Dynamics on Multiple Time and Length Scales in Complex Fluids Formed by Conjugated Polymers

Even though tremendous effort takes place to incorporate conjugated polymers into device applications, there is a significant gap in performance of the optimal desired devices developed. While the photo physics of highly conjugated polymers has been intensively investigated, the factors that affect the conformation and assembly and the dynamics on multiple length scales, that ultimately control the electro-optical response, have not been resolved. Using poly(\textit{para}phenyleneethynylene)s (PPE) as a model system for conjugated polymers, our studies have identified the driving forces for different association modes of PPEs as a function of their chemical structure and their interactions with solvents.
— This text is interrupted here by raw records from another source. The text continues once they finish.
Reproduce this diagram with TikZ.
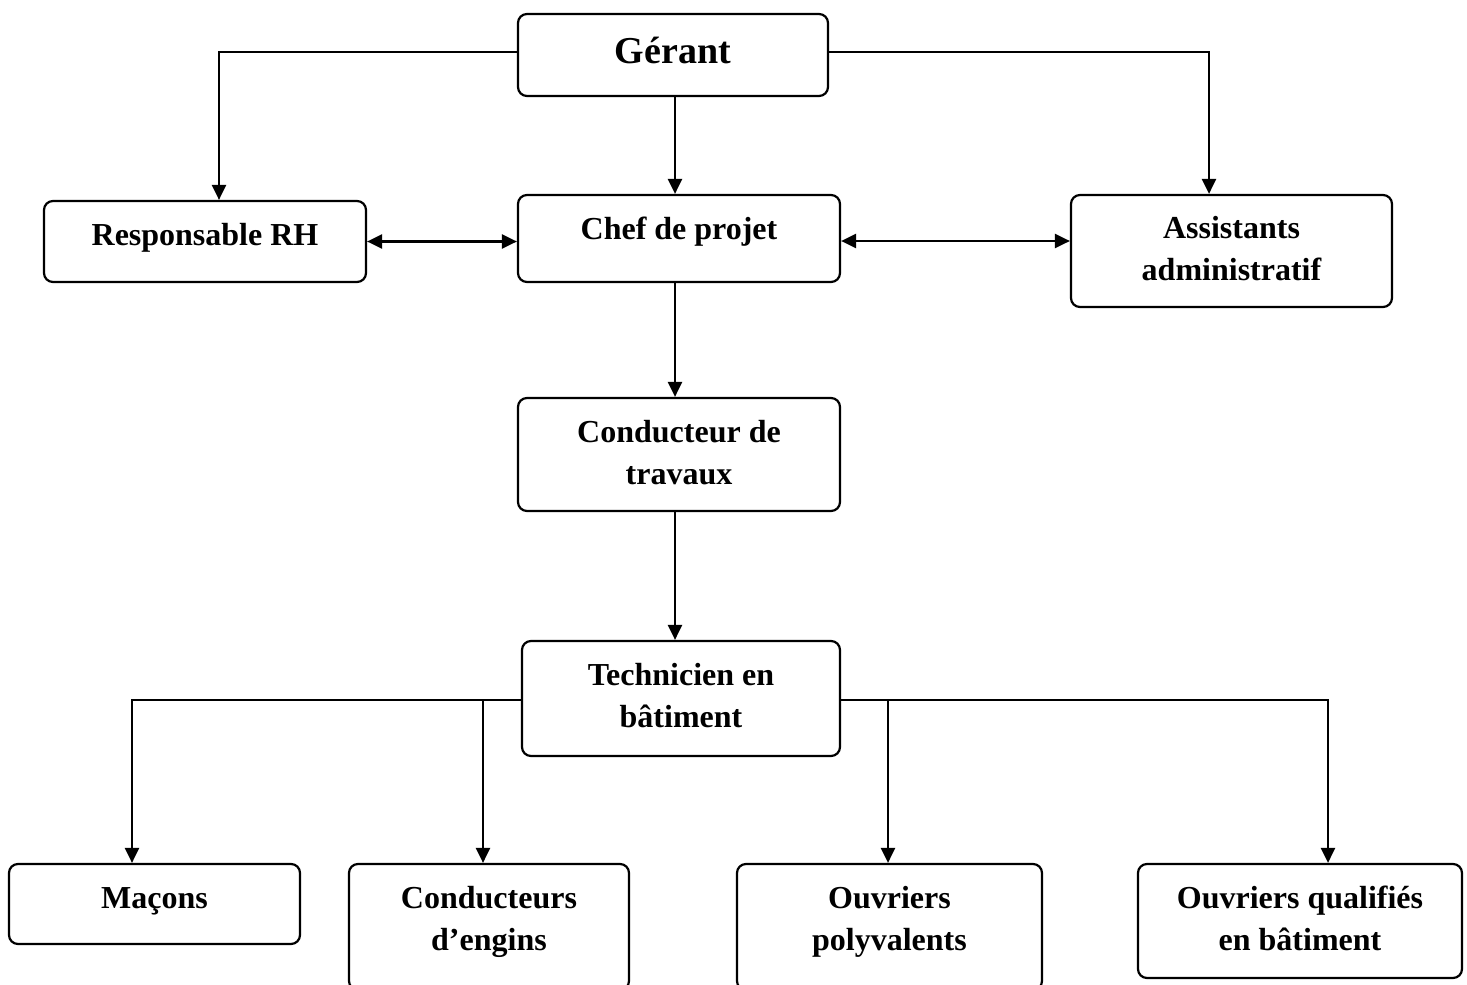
\documentclass[tikz,border=0pt]{standalone}
\usepackage{fontspec}
\setmainfont{Liberation Serif}
\usetikzlibrary{arrows.meta,positioning}
\begin{document}
\begin{tikzpicture}[x=1pt,y=-1pt,
  box/.style={draw,line width=2.2pt,rounded corners=9pt,inner sep=0pt},
  txt/.style={font=\bfseries\fontsize{32}{41.5}\selectfont,align=center,inner sep=0pt,anchor=base},
  big/.style={font=\bfseries\fontsize{38}{44}\selectfont,inner sep=0pt,anchor=base},
  arr/.style={line width=2.4pt,-{Triangle[length=15pt,width=14pt]}},
  darr/.style={line width=2.4pt,{Triangle[length=15pt,width=14pt]}-{Triangle[length=15pt,width=14pt]}}]
\useasboundingbox (0,0) rectangle (1467,985);
% boxes
\node[box,minimum width=310pt,minimum height=82pt] (gerant) at (673,55) {};
\node[box,minimum width=322pt,minimum height=81pt] (rh) at (205,241.5) {};
\node[box,minimum width=322pt,minimum height=87pt] (chef) at (679,238.5) {};
\node[box,minimum width=321pt,minimum height=112pt] (assist) at (1231.5,251) {};
\node[box,minimum width=322pt,minimum height=113pt] (cond) at (679,454.5) {};
\node[box,minimum width=318pt,minimum height=115pt] (tech) at (681,698.5) {};
\node[box,minimum width=291pt,minimum height=80pt] (macons) at (154.5,904) {};
\node[box,minimum width=280pt,minimum height=126pt] (engins) at (489,927) {};
\node[box,minimum width=305pt,minimum height=126pt] (polyv) at (889.5,927) {};
\node[box,minimum width=324pt,minimum height=114pt] (qual) at (1300,921) {};
% texts (base anchor = baseline of last line)
\node[big] (gerant-t) at (673,63) {Gérant};
\node[txt] (rh-t) at (205,245) {Responsable RH};
\node[txt] (chef-t) at (679,239) {Chef de projet};
\node[txt] (assist-t) at (1231.5,280) {Assistants\\administratif};
\node[txt] (cond-t) at (679,484) {Conducteur de\\travaux};
\node[txt] (tech-t) at (681,727) {Technicien en\\bâtiment};
\node[txt] (macons-t) at (154.5,908) {Maçons};
\node[txt] (engins-t) at (489,950) {Conducteurs\\d’engins};
\node[txt] (polyv-t) at (889.5,950) {Ouvriers\\polyvalents};
\node[txt] (qual-t) at (1300,950) {Ouvriers qualifiés\\en bâtiment};
% connectors
\draw[arr] ([yshift=3pt]gerant.west) -| ([xshift=14pt]rh.north);
\draw[arr] ([yshift=3pt]gerant.east) -| ([xshift=-22.5pt]assist.north);
\draw[arr] ([xshift=2pt]gerant.south) -- ([xshift=-4pt]chef.north);
\draw[darr] (rh.east) -- (rh.east -| chef.west);
\draw[darr] ([yshift=-2.5pt]chef.east) -- ([yshift=-2.5pt]chef.east -| assist.west);
\draw[arr] ([xshift=-4pt]chef.south) -- ([xshift=-4pt]cond.north);
\draw[arr] ([xshift=-4pt]cond.south) -- ([xshift=-6pt]tech.north);
\coordinate (bl) at (483,700);
\coordinate (br) at (888,700);
\draw[arr] ([yshift=-1.5pt]tech.west) -| ([xshift=-22.5pt]macons.north);
\draw[arr] ([yshift=-1.5pt]tech.east) -| ([xshift=28pt]qual.north);
\draw[arr] (bl) -- (bl |- engins.north);
\draw[arr] (br) -- (br |- polyv.north);
\end{tikzpicture}
\end{document}
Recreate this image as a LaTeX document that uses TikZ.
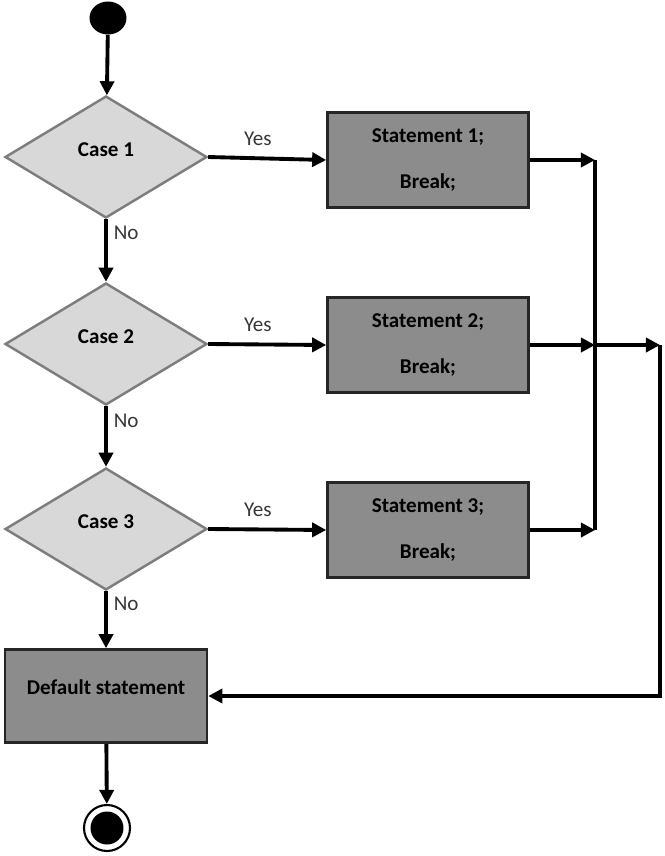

X-ray and neuron scattering, probing dimensions from 0.1 to 100nm, revealed that PPEs dissolved in toluene form a rich variety of complex fluids. At high temperature the molecules are isolated and assume extended configuration. As the temperature decreases, the molecules associate and eventually form gels of different nature. In higher concentrations ordered phases are formed. Inelastic Neutron Back Scattering together with Neutron Spin Echo were used to study the dynamics on multiple length scales at the different complex fluids, exploring processes of 5-100 nano seconds. The dynamic scattering function incorporates the center of mass diffusion together with intramolecular motions. With decreasing temperature the PPE molecules aggregate and their center of mass diffusion is hindered. At the gellation transition the center of mass diffusion is no longer observed where as the intramolecular dynamics is retained in all phases. Cooperative dynamics of the solvent and PPE molecules has been observed in both molecular solution and micellar phase. The phases formed by PPEs are optically active where the dynamic processes affect directly their optical characteristics.